Plaintiffs alleged that T.T. Sandefur purchased the mules in question several years before his death. Not one word of testimony is in the record that he ever purchased the three mules under seizure. To the contrary, there is the testimony of E.B. Sandefur and his two logging partners that the three of them went to Baton Rouge in the early part of 1933 and bought nine mules, three for each; and that the money to pay for the mules was secured from the company they were logging for at the time, $1,800 in all. That E.B. Sandefur purchased and paid for the three identical mules involved in this suit; and that the mules were taken from Baton Rouge to the point of logging and used in logging purposes until the fall of the year, when each of the three partners took his mule home. E.B. Sandefur took the three mules which had been seized to his home, which was the home of T.T. Sandefur. From the fall of 1933 until the date of seizure the mules remained on the farm and were used with the other mules on the place for farm work. When they were not needed on the farm, E.B. would take them and use them in his logging operations. On several occasions he used other mules from the farm for logging, and why not? The profits he had out of logging went into the general fund kept by him and T.T. Sandefur. He used these mules every year in his logging operations up until 1939. In 1938, some misunderstanding arose between T.T.'s family and E.B. Sandefur and he moved off the place. He did not move his mules but kept them there. T.T. Sandefur had died in June, 1937.

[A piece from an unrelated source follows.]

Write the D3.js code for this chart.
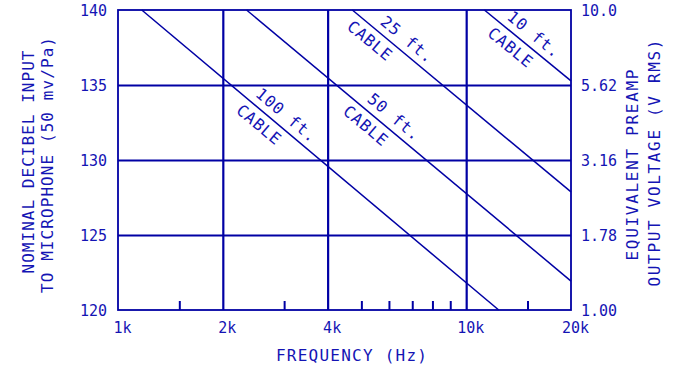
<!DOCTYPE html>
<html>
<head>
<meta charset="utf-8">
<script src="https://cdn.jsdelivr.net/npm/d3@7/dist/d3.min.js"></script>
<style>
  html, body { margin: 0; padding: 0; background: #fff; }
  svg text { font-family: "DejaVu Sans Mono", monospace; fill: #1414b4; }
</style>
</head>
<body>
<div id="chart"></div>
<script>
// Frequency axis (Hz)
const freqTicks = [1000, 2000, 4000, 10000, 20000];
const freqTickLabels = ["1k", "2k", "4k", "10k", "20k"];
const freqMinorTicks = [1500, 3000, 5000, 6000, 7000, 8000, 9000, 15000];

// Left axis: nominal dB input
const dbTicks = [120, 125, 130, 135, 140];
// Right axis: equivalent preamp output voltage (V RMS)
const voltTicks = [1.00, 1.78, 3.16, 5.62, 10.0];
const voltTickLabels = ["1.00", "1.78", "3.16", "5.62", "10.0"];

// Cable curves: [frequency Hz, dB] end points on a log-frequency grid
const cableNames = ["10 ft.", "25 ft.", "50 ft.", "100 ft."];
const cable10 = [[11280, 140], [20000, 135.27]];
const cable25 = [[4710, 140], [20000, 127.87]];
const cable50 = [[2340, 140], [20000, 121.93]];
const cable100 = [[1170, 140], [12400, 120]];
const cableSeries = [cable10, cable25, cable50, cable100];

// Where each curve's label sits along the curve (Hz): [length label, "CABLE"]
const labelAnchors = [[14870, 14130], [6430, 5580], [5890, 5430], [2890, 2680]];

const W = 679, H = 367;
const m = { left: 118, right: 108, top: 10, bottom: 57 };
const iw = W - m.left - m.right, ih = H - m.top - m.bottom;
const gridColor = "#0000a4", curveColor = "#0000a4", textColor = "#1414b4";

const svg = d3.select("#chart").append("svg")
  .attr("width", W).attr("height", H);
const g = svg.append("g").attr("transform", `translate(${m.left},${m.top})`);

const x = d3.scaleLog().domain([1000, 20000]).range([0, iw]);
const y = d3.scaleLinear().domain([120, 140]).range([ih, 0]);
const yv = d3.scaleLog().domain([1, 10]).range([ih, 0]);

// Grid lines
g.append("g").attr("class", "xgrid")
  .attr("transform", `translate(0,${ih})`)
  .call(d3.axisBottom(x).tickValues(freqTicks.slice(1, -1)).tickSize(-ih).tickFormat(""))
  .call(s => s.select(".domain").remove())
  .call(s => s.selectAll("line").attr("stroke", gridColor).attr("stroke-width", 2.2));
g.append("g").attr("class", "ygrid")
  .call(d3.axisLeft(y).tickValues(dbTicks.slice(1, -1)).tickSize(-iw).tickFormat(""))
  .call(s => s.select(".domain").remove())
  .call(s => s.selectAll("line").attr("stroke", gridColor).attr("stroke-width", 2.2));

// Minor frequency ticks along the bottom edge
g.append("g").attr("class", "xminor")
  .attr("transform", `translate(0,${ih})`)
  .call(d3.axisBottom(x).tickValues(freqMinorTicks).tickSize(-9).tickFormat(""))
  .call(s => s.select(".domain").remove())
  .call(s => s.selectAll("line").attr("stroke", gridColor).attr("stroke-width", 2));

// Frame
g.append("rect").attr("width", iw).attr("height", ih)
  .attr("fill", "none").attr("stroke", gridColor).attr("stroke-width", 1.8);

// Tick labels
g.append("g").attr("class", "xaxis")
  .attr("transform", `translate(0,${ih})`)
  .call(d3.axisBottom(x).tickValues(freqTicks).tickSize(0).tickPadding(0)
    .tickFormat((d, i) => freqTickLabels[i]))
  .call(s => s.select(".domain").remove())
  .call(s => s.selectAll("text").attr("font-size", 15).attr("fill", textColor)
    .attr("font-family", "DejaVu Sans Mono").attr("dy", null).attr("y", 23).attr("dx", 4));

g.append("g").attr("class", "yaxis")
  .call(d3.axisLeft(y).tickValues(dbTicks).tickSize(0).tickPadding(11))
  .call(s => s.select(".domain").remove())
  .call(s => s.selectAll("text").attr("font-size", 15).attr("fill", textColor)
    .attr("font-family", "DejaVu Sans Mono").attr("dy", "0.36em"));

g.append("g").attr("class", "vaxis")
  .attr("transform", `translate(${iw},0)`)
  .call(d3.axisRight(yv).tickValues(voltTicks).tickSize(0).tickPadding(0)
    .tickFormat((d, i) => voltTickLabels[i]))
  .call(s => s.select(".domain").remove())
  .call(s => s.selectAll("text").attr("font-size", 15).attr("fill", textColor)
    .attr("font-family", "DejaVu Sans Mono").attr("text-anchor", "middle")
    .attr("x", 28).attr("dy", "0.36em"));

// Cable curves
const line = d3.line().x(d => x(d[0])).y(d => y(d[1]));
g.append("g").attr("class", "curves")
  .selectAll("path").data(cableSeries).join("path")
  .attr("d", line).attr("fill", "none")
  .attr("stroke", curveColor).attr("stroke-width", 1.5);

// Curve labels, laid along each curve
const labels = g.append("g").attr("class", "curve-labels");
cableSeries.forEach((pts, i) => {
  const x0 = x(pts[0][0]), y0 = y(pts[0][1]);
  const x1 = x(pts[1][0]), y1 = y(pts[1][1]);
  const ang = Math.atan2(y1 - y0, x1 - x0) * 180 / Math.PI;
  const texts = [cableNames[i], "CABLE"];
  labelAnchors[i].forEach((f, k) => {
    const px = x(f);
    const py = y0 + (px - x0) / (x1 - x0) * (y1 - y0);
    labels.append("text")
      .attr("transform", `translate(${px},${py}) rotate(${ang})`)
      .attr("y", k === 0 ? -12.5 : 12.5)
      .attr("dominant-baseline", "central")
      .attr("text-anchor", "middle")
      .attr("font-size", 16)
      .attr("letter-spacing", 1)
      .text(texts[k]);
  });
});

// Axis titles
svg.append("text")
  .attr("x", m.left + iw / 2 + 7).attr("y", 361)
  .attr("text-anchor", "middle").attr("font-size", 16)
  .attr("textLength", 151).attr("lengthAdjust", "spacing")
  .text("FREQUENCY (Hz)");

const leftTitle = svg.append("g")
  .attr("transform", `translate(0,${m.top + ih / 2 + 2}) rotate(-90)`);
leftTitle.append("text").attr("x", 0).attr("y", 34)
  .attr("text-anchor", "middle").attr("font-size", 16)
  .attr("textLength", 223).attr("lengthAdjust", "spacing")
  .text("NOMINAL DECIBEL INPUT");
leftTitle.append("text").attr("x", -3).attr("y", 53)
  .attr("text-anchor", "middle").attr("font-size", 16)
  .attr("textLength", 256).attr("lengthAdjust", "spacing")
  .text("TO MICROPHONE (50 mv/Pa)");

const rightTitle = svg.append("g")
  .attr("transform", `translate(0,${m.top + ih / 2 + 4}) rotate(-90)`);
rightTitle.append("text").attr("x", -1).attr("y", 638)
  .attr("text-anchor", "middle").attr("font-size", 16)
  .attr("textLength", 191).attr("lengthAdjust", "spacing")
  .text("EQUIVALENT PREAMP");
rightTitle.append("text").attr("x", 1).attr("y", 660)
  .attr("text-anchor", "middle").attr("font-size", 16)
  .attr("textLength", 247).attr("lengthAdjust", "spacing")
  .text("OUTPUT VOLTAGE (V RMS)");
</script>
</body>
</html>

It was on August 15, 1937, that E.B. Sandefur gave a chattel mortgage to the Bank on the three mules in question. It is his contention that he did not include any other mules in the mortgage because he did not own the others outright. However, he does claim that he owned a half interest in all other live stock, machinery and tools on the farm. He is not making any claim to anything but the three mules. He states that he left the mules on the farm when he moved away for the reason he did not have any need for them and saw no reason to move them.
The only reason we could give for holding that the three mules were owned by plaintiffs would be that they have been on their place for many years, but when we take into consideration all the other facts and the fact that up until June, 1938, the place owned now by plaintiffs was also E.B. Sandefur's home, then that reason would be without merit. The mere fact that E.B. Sandefur did not take the mules with him when he moved away is not sufficient to vest ownership in plaintiffs. E.B. Sandefur bought the mules and paid for them and used them when he wished up until 1939. There is no evidence that he ever sold them to his brother or plaintiffs or that he ever gave them to either of them. While long possession is strong evidence of ownership, it is subject to explanation and will not stand up when in conflict with direct evidence of ownership in another.
Plaintiffs have clearly failed to establish ownership in themselves of the three mules mortgaged to the Bank by E.B. Sandefur and, without first establishing ownership, they are without interest in attacking the validity of the mortgage as between the Bank and E.B. Sandefur.
The judgment of the lower court rejecting plaintiffs' demands is correct and it is affirmed, with costs.